So back in October, oh the lovely month of October, I was given a list. What kind of list the reader might ask the mighty (hee hee) blogger, and the blogger shall tell you. It is a list of 50 books. The list was given to me for my birthday because I had asked someone their top 100 books. Thinking that 100 is outrageous, he gave me 50. And for some reason, I hadn't looked over the list until, well, now. And on this list, how many have I read? 4. 4!!! Seriously? That is a HORRIBLE number. So what does all of this mean? Oh! Glad you asked! It means that I have made a New Year's Resolution. Oh the dreaded failed resolutions. Funny how I still don't have abs even though it's been my resolution since... 9th grade? Hah. But this type of resolution is to better my mind, not my body, and that's why I think it'll work. With school out the window (yes, I still have one class, and no, I won't have the money by January.... read Damn, you'll realize where my money has gone) I have lots of free time to read and, hopefully, work on my novel once again. That bad boy is comin along and I need to have my mind ready to go if I ever plan to get that thing out to breath. And since you can't rely on anyone to help you out, it's gotta be you and you alone.
Now this list is very daunting. It's not little easy peasey books, but monstrosities! Thank God I've already read Moby Dick. Check. Also To Kill A Mockingbird, Huck Finn, and Frankenstein are off the list, but my God, number 1 is Les Mis. See you next year. That thing will take me forever! Oye.
I'm thinking that every time I finish a book, I will post my thoughts on this here blog. Might as well pass my knowledge forth to all you readers. I'm not sure that sentence made sense. Maybe I can correct it once I've read all these books. :) Anyway...
Christmas is upon us and it's looking like a good one. My family is throwing a small and intimate get-together. Yes, you can put your eyes back inside your head. No, hell did not freeze over, and yes, I'm hanging out with my family instead of watching reruns on Hulu and eating Spaghettios. I'm not sure what came upon my mom to want to do something, but it might be kind of nice. Except this whole present thing. Look, I've never been instilled to buy my family presents. We never hang out and I've never had a ton of money to waste on hankies for my dad (seriously, who still uses those?) and yet another horse thing for my mom? But now that there is a full fledged event, gifts are necessary. For everyone. Holly, mom, dad, Andrew, Justin, Dusty, Olivia, and the girls. Eek! What do I even BUY these people? I mean my sister is easy. I have a constant list for her going on. Who knows. I've gotten some ideas, but the rest will be grabbed at the last second and crappy wrapping to match.

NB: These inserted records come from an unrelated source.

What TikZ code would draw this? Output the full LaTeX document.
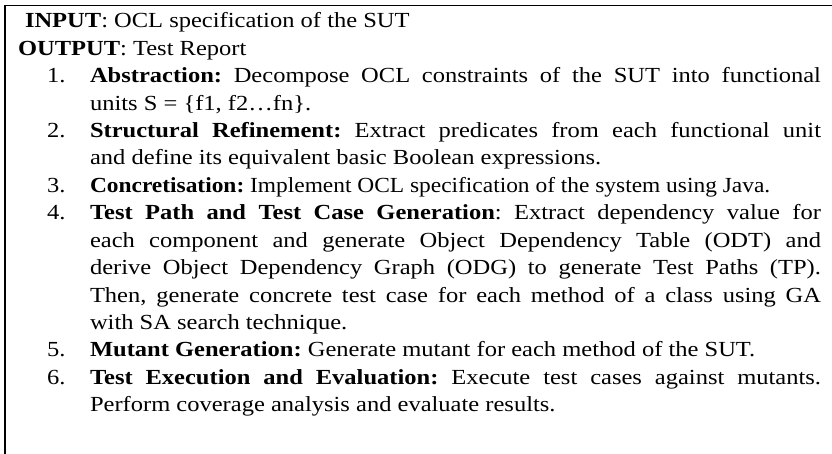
\documentclass[tikz,border=0pt]{standalone}
\usepackage{fontspec}
\setmainfont{Liberation Serif}[FakeStretch=1.14]
\newcommand{\jline}[1]{\makebox[731pt][s]{#1}}
\begin{document}
\frenchspacing
\begin{tikzpicture}[x=1pt,y=-1pt,
  ln/.style={anchor=base west, inner sep=0pt, outer sep=0pt, font=\fontsize{21.5}{26}\selectfont},
  frame/.style={line width=1.6pt, black}]
\useasboundingbox (0,0) rectangle (832,454);
\draw[frame] (5,454) -- (5,5.5) -- (832,5.5);
\def\p{27.4}
\node[ln] (in)  at (25,28) {\textbf{INPUT}: OCL specification of the SUT};
\node[ln] (out) at (18,28+\p) {\textbf{OUTPUT}: Test Report};
\node[ln] (n1) at (47,28+2*\p) {1.};
\node[ln] (l1a) at (90,28+2*\p) {\jline{\textbf{Abstraction:} Decompose OCL constraints of the SUT into functional}};
\node[ln] (l1b) at (90,28+3*\p) {units S = \{f1, f2…fn\}.};
\node[ln] (n2) at (47,28+4*\p) {2.};
\node[ln] (l2a) at (90,28+4*\p) {\jline{\textbf{Structural Refinement:} Extract predicates from each functional unit}};
\node[ln] (l2b) at (90,28+5*\p) {and define its equivalent basic Boolean expressions.};
\node[ln] (n3) at (47,28+6*\p) {3.};
\node[ln] (l3a) at (90,28+6*\p) {\scalebox{0.955}[1]{\textbf{Concretisation:} Implement OCL specification of the system using Java.}};
\node[ln] (n4) at (47,28+7*\p) {4.};
\node[ln] (l4a) at (90,28+7*\p) {\jline{\textbf{Test Path and Test Case Generation}: Extract dependency value for}};
\node[ln] (l4b) at (90,28+8*\p) {\jline{each component and generate Object Dependency Table (ODT) and}};
\node[ln] (l4c) at (90,28+9*\p) {\jline{derive Object Dependency Graph (ODG) to generate Test Paths (TP).}};
\node[ln] (l4d) at (90,28+10*\p) {\jline{Then, generate concrete test case for each method of a class using GA}};
\node[ln] (l4e) at (90,28+11*\p) {with SA search technique.};
\node[ln] (n5) at (47,28+12*\p) {5.};
\node[ln] (l5a) at (90,28+12*\p) {\textbf{Mutant Generation:} Generate mutant for each method of the SUT.};
\node[ln] (n6) at (47,28+13*\p) {6.};
\node[ln] (l6a) at (90,28+13*\p) {\jline{\textbf{Test Execution and Evaluation:} Execute test cases against mutants.}};
\node[ln] (l6b) at (90,28+14*\p) {Perform coverage analysis and evaluate results.};
\end{tikzpicture}
\end{document}
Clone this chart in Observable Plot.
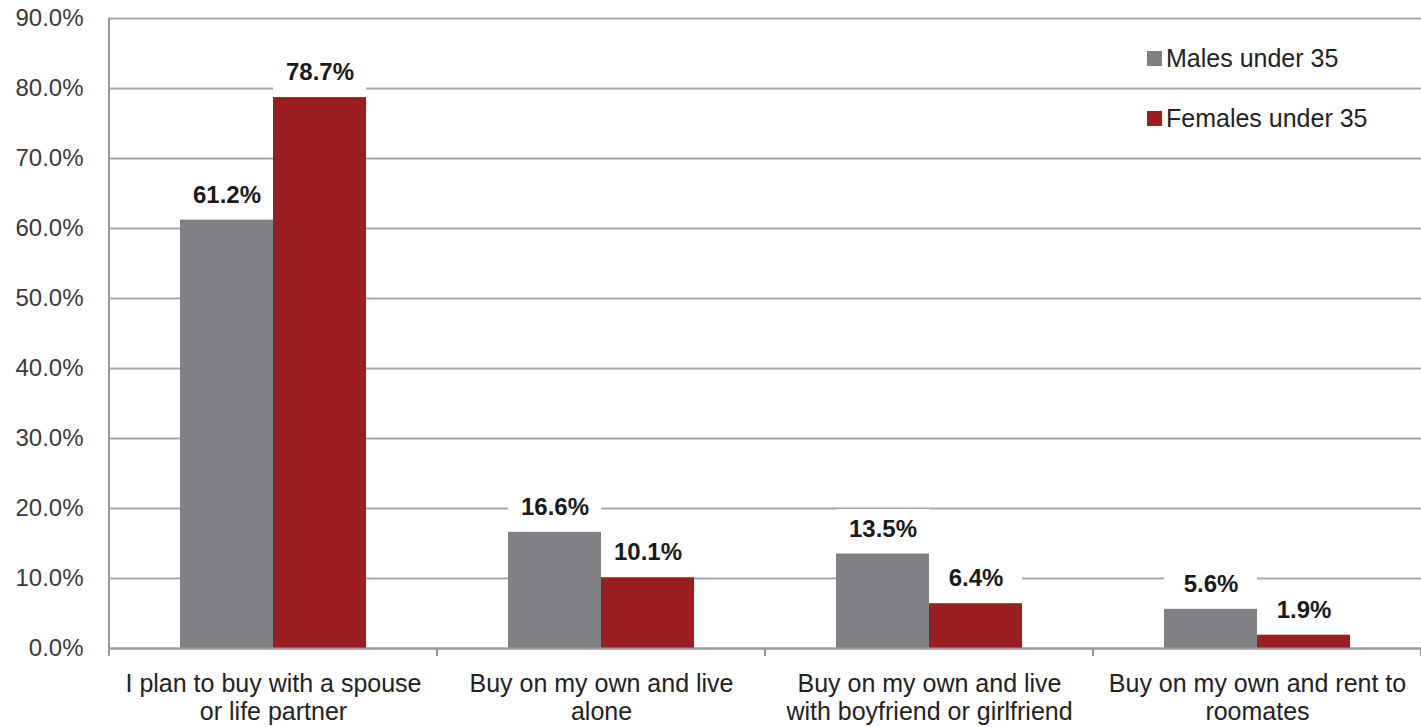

Now I have a secret. I've been keeping it from you this whole time. I should have started with it, but then the secret would have been out and none of my writing would have mattered. You wouldn't of been able to focus on anything and then this blog would have been wasted! Are you excited to learn my secret? YOU SHOULD BE! I.... am.... getting.... sidetracked! Hahahahahaha. did you think it was going to be that I was going to get married? Nope. Not even kind of. (well maybe someday!) I was originally cleaning my dump of a room, but then I found the list and decided to write a blog. So sorry, that was it. I hyped you for nothing. So settle, take a bath, let the excitement roll of your shoulders. I'm going to clean and try to continue to be productive.